Supplied information:
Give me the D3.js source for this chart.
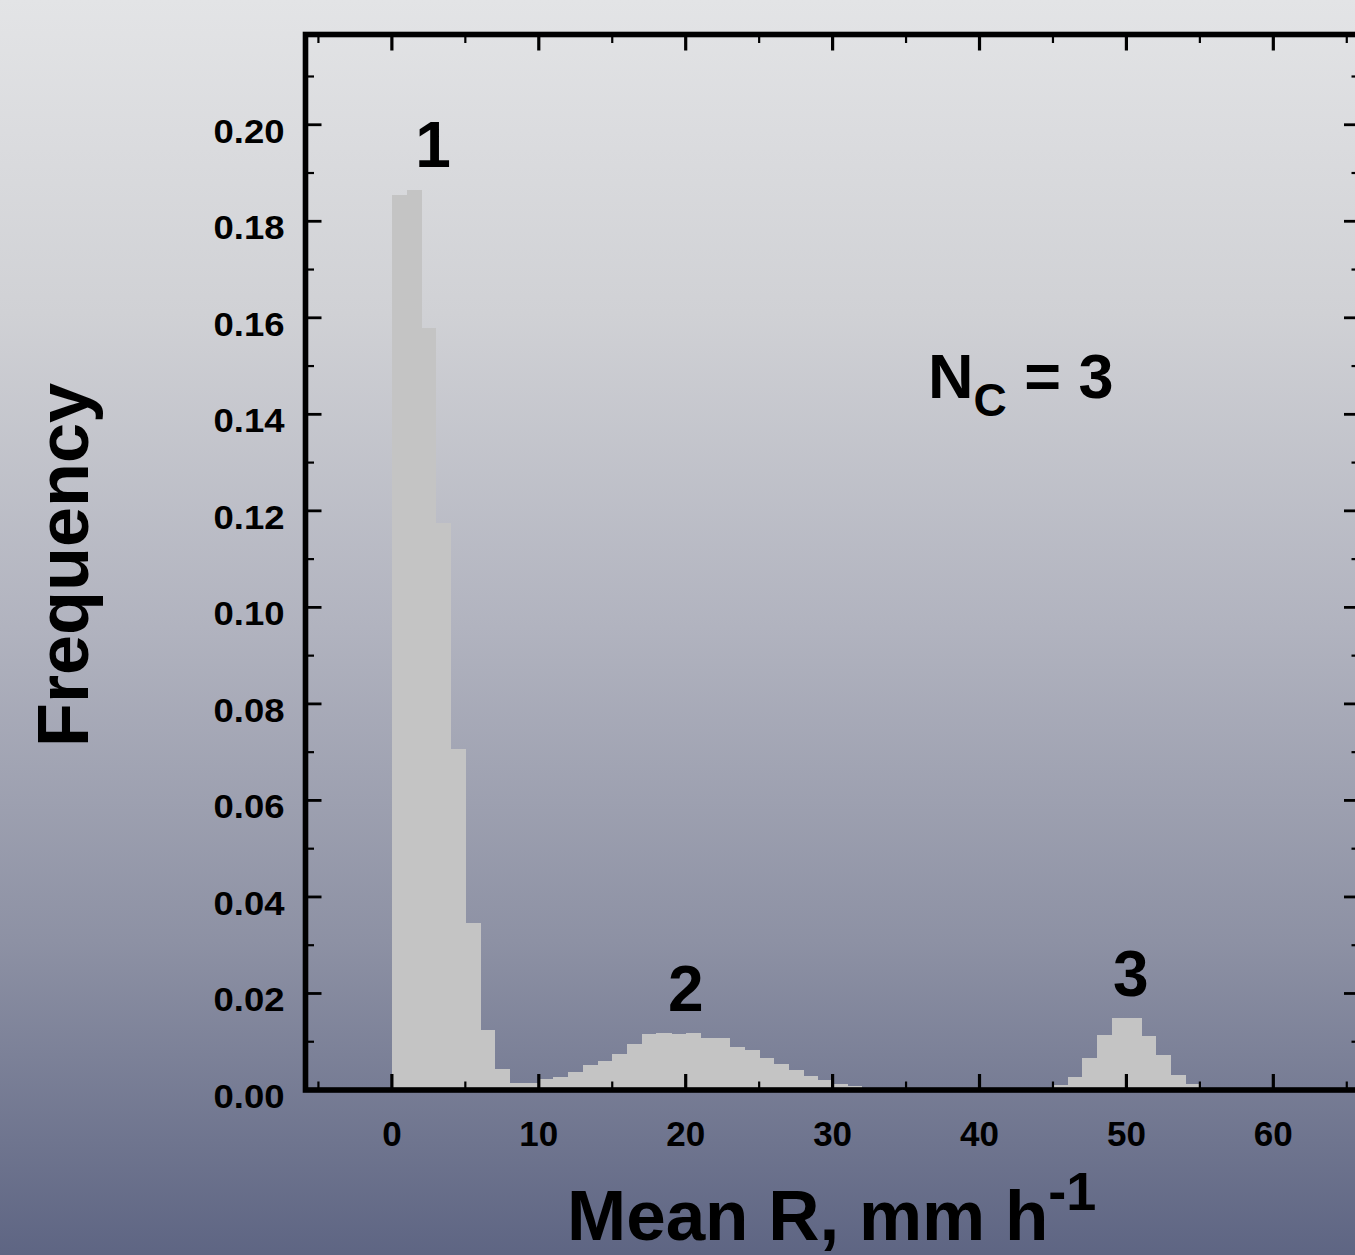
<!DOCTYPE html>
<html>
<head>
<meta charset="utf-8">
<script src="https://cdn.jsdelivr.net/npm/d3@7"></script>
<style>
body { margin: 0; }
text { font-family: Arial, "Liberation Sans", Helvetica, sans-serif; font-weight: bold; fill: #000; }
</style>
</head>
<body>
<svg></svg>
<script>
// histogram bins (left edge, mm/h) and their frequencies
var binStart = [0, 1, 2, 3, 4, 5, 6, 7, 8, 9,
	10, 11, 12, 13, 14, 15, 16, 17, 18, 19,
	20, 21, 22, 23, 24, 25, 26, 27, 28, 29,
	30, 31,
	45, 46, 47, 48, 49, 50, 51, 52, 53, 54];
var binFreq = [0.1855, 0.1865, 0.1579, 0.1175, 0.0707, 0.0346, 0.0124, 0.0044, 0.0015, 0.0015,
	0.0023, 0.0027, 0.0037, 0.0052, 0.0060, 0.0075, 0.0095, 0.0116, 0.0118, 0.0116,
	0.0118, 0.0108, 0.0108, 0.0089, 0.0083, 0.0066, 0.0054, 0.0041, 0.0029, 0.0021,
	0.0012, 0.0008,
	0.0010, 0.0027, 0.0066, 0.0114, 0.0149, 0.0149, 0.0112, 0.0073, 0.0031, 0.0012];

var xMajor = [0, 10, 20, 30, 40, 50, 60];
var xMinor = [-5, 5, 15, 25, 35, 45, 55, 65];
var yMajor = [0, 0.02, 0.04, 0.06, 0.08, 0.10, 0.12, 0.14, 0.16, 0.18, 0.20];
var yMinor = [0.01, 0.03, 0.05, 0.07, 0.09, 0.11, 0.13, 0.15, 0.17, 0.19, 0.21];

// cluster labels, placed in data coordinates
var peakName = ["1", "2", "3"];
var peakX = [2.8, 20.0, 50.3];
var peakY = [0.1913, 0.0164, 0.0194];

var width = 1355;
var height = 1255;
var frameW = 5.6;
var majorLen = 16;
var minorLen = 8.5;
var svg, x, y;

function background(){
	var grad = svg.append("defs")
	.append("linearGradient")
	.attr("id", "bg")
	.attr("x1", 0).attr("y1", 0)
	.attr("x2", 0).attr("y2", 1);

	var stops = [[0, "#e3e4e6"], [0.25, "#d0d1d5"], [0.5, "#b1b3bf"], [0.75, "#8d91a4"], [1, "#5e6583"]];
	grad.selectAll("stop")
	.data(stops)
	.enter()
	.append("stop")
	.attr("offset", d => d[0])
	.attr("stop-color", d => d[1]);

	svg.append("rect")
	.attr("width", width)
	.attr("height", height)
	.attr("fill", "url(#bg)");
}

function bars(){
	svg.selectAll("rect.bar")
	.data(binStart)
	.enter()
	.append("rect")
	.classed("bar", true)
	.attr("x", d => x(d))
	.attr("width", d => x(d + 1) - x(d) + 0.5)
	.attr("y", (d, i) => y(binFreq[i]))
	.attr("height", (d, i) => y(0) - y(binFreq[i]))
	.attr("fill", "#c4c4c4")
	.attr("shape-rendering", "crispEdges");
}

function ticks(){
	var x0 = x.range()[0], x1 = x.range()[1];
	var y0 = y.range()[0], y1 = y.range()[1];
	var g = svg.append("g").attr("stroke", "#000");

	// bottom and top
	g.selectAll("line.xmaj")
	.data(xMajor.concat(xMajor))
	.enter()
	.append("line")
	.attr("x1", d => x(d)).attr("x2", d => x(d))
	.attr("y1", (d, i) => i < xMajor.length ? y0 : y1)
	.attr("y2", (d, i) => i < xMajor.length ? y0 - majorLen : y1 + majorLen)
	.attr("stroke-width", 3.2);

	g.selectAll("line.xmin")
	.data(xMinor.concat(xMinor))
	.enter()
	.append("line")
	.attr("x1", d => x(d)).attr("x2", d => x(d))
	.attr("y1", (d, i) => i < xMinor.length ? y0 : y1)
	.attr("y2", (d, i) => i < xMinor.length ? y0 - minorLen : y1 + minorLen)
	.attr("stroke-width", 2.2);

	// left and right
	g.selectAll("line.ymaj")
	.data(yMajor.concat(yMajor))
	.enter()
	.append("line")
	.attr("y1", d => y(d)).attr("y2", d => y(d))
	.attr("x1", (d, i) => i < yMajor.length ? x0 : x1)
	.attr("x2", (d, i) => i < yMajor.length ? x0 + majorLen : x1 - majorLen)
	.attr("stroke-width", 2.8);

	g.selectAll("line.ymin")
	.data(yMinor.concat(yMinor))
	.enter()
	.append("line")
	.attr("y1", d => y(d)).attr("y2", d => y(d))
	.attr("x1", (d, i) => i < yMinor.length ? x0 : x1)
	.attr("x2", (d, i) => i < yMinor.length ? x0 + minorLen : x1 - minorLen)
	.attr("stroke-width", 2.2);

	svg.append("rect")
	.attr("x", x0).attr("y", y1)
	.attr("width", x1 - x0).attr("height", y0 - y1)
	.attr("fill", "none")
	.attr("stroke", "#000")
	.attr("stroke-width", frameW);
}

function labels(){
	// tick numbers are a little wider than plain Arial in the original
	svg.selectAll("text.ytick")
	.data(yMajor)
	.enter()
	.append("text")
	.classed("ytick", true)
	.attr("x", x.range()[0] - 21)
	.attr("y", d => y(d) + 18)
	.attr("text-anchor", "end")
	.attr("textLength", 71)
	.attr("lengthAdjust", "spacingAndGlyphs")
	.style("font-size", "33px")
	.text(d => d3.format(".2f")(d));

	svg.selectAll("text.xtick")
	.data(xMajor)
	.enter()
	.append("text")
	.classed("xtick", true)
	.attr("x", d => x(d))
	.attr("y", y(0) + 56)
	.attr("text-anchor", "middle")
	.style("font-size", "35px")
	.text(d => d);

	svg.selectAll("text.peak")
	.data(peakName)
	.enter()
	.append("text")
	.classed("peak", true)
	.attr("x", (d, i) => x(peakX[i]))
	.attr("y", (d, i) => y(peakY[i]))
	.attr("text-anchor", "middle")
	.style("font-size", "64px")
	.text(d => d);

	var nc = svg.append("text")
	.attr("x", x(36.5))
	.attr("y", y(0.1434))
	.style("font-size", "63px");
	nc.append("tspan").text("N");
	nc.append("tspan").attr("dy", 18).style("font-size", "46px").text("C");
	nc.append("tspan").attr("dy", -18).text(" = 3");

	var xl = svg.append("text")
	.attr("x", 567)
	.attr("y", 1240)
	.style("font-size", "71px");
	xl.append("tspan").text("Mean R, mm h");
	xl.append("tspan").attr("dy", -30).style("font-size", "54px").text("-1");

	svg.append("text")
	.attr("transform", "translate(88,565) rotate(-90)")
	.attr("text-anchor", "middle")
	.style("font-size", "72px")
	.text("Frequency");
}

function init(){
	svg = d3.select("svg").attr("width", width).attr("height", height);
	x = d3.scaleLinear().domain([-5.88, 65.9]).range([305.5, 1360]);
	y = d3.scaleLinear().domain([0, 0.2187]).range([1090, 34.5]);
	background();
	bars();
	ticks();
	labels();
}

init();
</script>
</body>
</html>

Instruction: Make an exact reproduction of the listing above, without any pictures.

Solution to the exercise:
Give me the D3.js source for this chart.
<!DOCTYPE html>
<html>
<head>
<meta charset="utf-8">
<script src="https://cdn.jsdelivr.net/npm/d3@7"></script>
<style>
body { margin: 0; }
text { font-family: Arial, "Liberation Sans", Helvetica, sans-serif; font-weight: bold; fill: #000; }
</style>
</head>
<body>
<svg></svg>
<script>
// histogram bins (left edge, mm/h) and their frequencies
var binStart = [0, 1, 2, 3, 4, 5, 6, 7, 8, 9,
	10, 11, 12, 13, 14, 15, 16, 17, 18, 19,
	20, 21, 22, 23, 24, 25, 26, 27, 28, 29,
	30, 31,
	45, 46, 47, 48, 49, 50, 51, 52, 53, 54];
var binFreq = [0.1855, 0.1865, 0.1579, 0.1175, 0.0707, 0.0346, 0.0124, 0.0044, 0.0015, 0.0015,
	0.0023, 0.0027, 0.0037, 0.0052, 0.0060, 0.0075, 0.0095, 0.0116, 0.0118, 0.0116,
	0.0118, 0.0108, 0.0108, 0.0089, 0.0083, 0.0066, 0.0054, 0.0041, 0.0029, 0.0021,
	0.0012, 0.0008,
	0.0010, 0.0027, 0.0066, 0.0114, 0.0149, 0.0149, 0.0112, 0.0073, 0.0031, 0.0012];

var xMajor = [0, 10, 20, 30, 40, 50, 60];
var xMinor = [-5, 5, 15, 25, 35, 45, 55, 65];
var yMajor = [0, 0.02, 0.04, 0.06, 0.08, 0.10, 0.12, 0.14, 0.16, 0.18, 0.20];
var yMinor = [0.01, 0.03, 0.05, 0.07, 0.09, 0.11, 0.13, 0.15, 0.17, 0.19, 0.21];

// cluster labels, placed in data coordinates
var peakName = ["1", "2", "3"];
var peakX = [2.8, 20.0, 50.3];
var peakY = [0.1913, 0.0164, 0.0194];

var width = 1355;
var height = 1255;
var frameW = 5.6;
var majorLen = 16;
var minorLen = 8.5;
var svg, x, y;

function background(){
	var grad = svg.append("defs")
	.append("linearGradient")
	.attr("id", "bg")
	.attr("x1", 0).attr("y1", 0)
	.attr("x2", 0).attr("y2", 1);

	var stops = [[0, "#e3e4e6"], [0.25, "#d0d1d5"], [0.5, "#b1b3bf"], [0.75, "#8d91a4"], [1, "#5e6583"]];
	grad.selectAll("stop")
	.data(stops)
	.enter()
	.append("stop")
	.attr("offset", d => d[0])
	.attr("stop-color", d => d[1]);

	svg.append("rect")
	.attr("width", width)
	.attr("height", height)
	.attr("fill", "url(#bg)");
}

function bars(){
	svg.selectAll("rect.bar")
	.data(binStart)
	.enter()
	.append("rect")
	.classed("bar", true)
	.attr("x", d => x(d))
	.attr("width", d => x(d + 1) - x(d) + 0.5)
	.attr("y", (d, i) => y(binFreq[i]))
	.attr("height", (d, i) => y(0) - y(binFreq[i]))
	.attr("fill", "#c4c4c4")
	.attr("shape-rendering", "crispEdges");
}

function ticks(){
	var x0 = x.range()[0], x1 = x.range()[1];
	var y0 = y.range()[0], y1 = y.range()[1];
	var g = svg.append("g").attr("stroke", "#000");

	// bottom and top
	g.selectAll("line.xmaj")
	.data(xMajor.concat(xMajor))
	.enter()
	.append("line")
	.attr("x1", d => x(d)).attr("x2", d => x(d))
	.attr("y1", (d, i) => i < xMajor.length ? y0 : y1)
	.attr("y2", (d, i) => i < xMajor.length ? y0 - majorLen : y1 + majorLen)
	.attr("stroke-width", 3.2);

	g.selectAll("line.xmin")
	.data(xMinor.concat(xMinor))
	.enter()
	.append("line")
	.attr("x1", d => x(d)).attr("x2", d => x(d))
	.attr("y1", (d, i) => i < xMinor.length ? y0 : y1)
	.attr("y2", (d, i) => i < xMinor.length ? y0 - minorLen : y1 + minorLen)
	.attr("stroke-width", 2.2);

	// left and right
	g.selectAll("line.ymaj")
	.data(yMajor.concat(yMajor))
	.enter()
	.append("line")
	.attr("y1", d => y(d)).attr("y2", d => y(d))
	.attr("x1", (d, i) => i < yMajor.length ? x0 : x1)
	.attr("x2", (d, i) => i < yMajor.length ? x0 + majorLen : x1 - majorLen)
	.attr("stroke-width", 2.8);

	g.selectAll("line.ymin")
	.data(yMinor.concat(yMinor))
	.enter()
	.append("line")
	.attr("y1", d => y(d)).attr("y2", d => y(d))
	.attr("x1", (d, i) => i < yMinor.length ? x0 : x1)
	.attr("x2", (d, i) => i < yMinor.length ? x0 + minorLen : x1 - minorLen)
	.attr("stroke-width", 2.2);

	svg.append("rect")
	.attr("x", x0).attr("y", y1)
	.attr("width", x1 - x0).attr("height", y0 - y1)
	.attr("fill", "none")
	.attr("stroke", "#000")
	.attr("stroke-width", frameW);
}

function labels(){
	// tick numbers are a little wider than plain Arial in the original
	svg.selectAll("text.ytick")
	.data(yMajor)
	.enter()
	.append("text")
	.classed("ytick", true)
	.attr("x", x.range()[0] - 21)
	.attr("y", d => y(d) + 18)
	.attr("text-anchor", "end")
	.attr("textLength", 71)
	.attr("lengthAdjust", "spacingAndGlyphs")
	.style("font-size", "33px")
	.text(d => d3.format(".2f")(d));

	svg.selectAll("text.xtick")
	.data(xMajor)
	.enter()
	.append("text")
	.classed("xtick", true)
	.attr("x", d => x(d))
	.attr("y", y(0) + 56)
	.attr("text-anchor", "middle")
	.style("font-size", "35px")
	.text(d => d);

	svg.selectAll("text.peak")
	.data(peakName)
	.enter()
	.append("text")
	.classed("peak", true)
	.attr("x", (d, i) => x(peakX[i]))
	.attr("y", (d, i) => y(peakY[i]))
	.attr("text-anchor", "middle")
	.style("font-size", "64px")
	.text(d => d);

	var nc = svg.append("text")
	.attr("x", x(36.5))
	.attr("y", y(0.1434))
	.style("font-size", "63px");
	nc.append("tspan").text("N");
	nc.append("tspan").attr("dy", 18).style("font-size", "46px").text("C");
	nc.append("tspan").attr("dy", -18).text(" = 3");

	var xl = svg.append("text")
	.attr("x", 567)
	.attr("y", 1240)
	.style("font-size", "71px");
	xl.append("tspan").text("Mean R, mm h");
	xl.append("tspan").attr("dy", -30).style("font-size", "54px").text("-1");

	svg.append("text")
	.attr("transform", "translate(88,565) rotate(-90)")
	.attr("text-anchor", "middle")
	.style("font-size", "72px")
	.text("Frequency");
}

function init(){
	svg = d3.select("svg").attr("width", width).attr("height", height);
	x = d3.scaleLinear().domain([-5.88, 65.9]).range([305.5, 1360]);
	y = d3.scaleLinear().domain([0, 0.2187]).range([1090, 34.5]);
	background();
	bars();
	ticks();
	labels();
}

init();
</script>
</body>
</html>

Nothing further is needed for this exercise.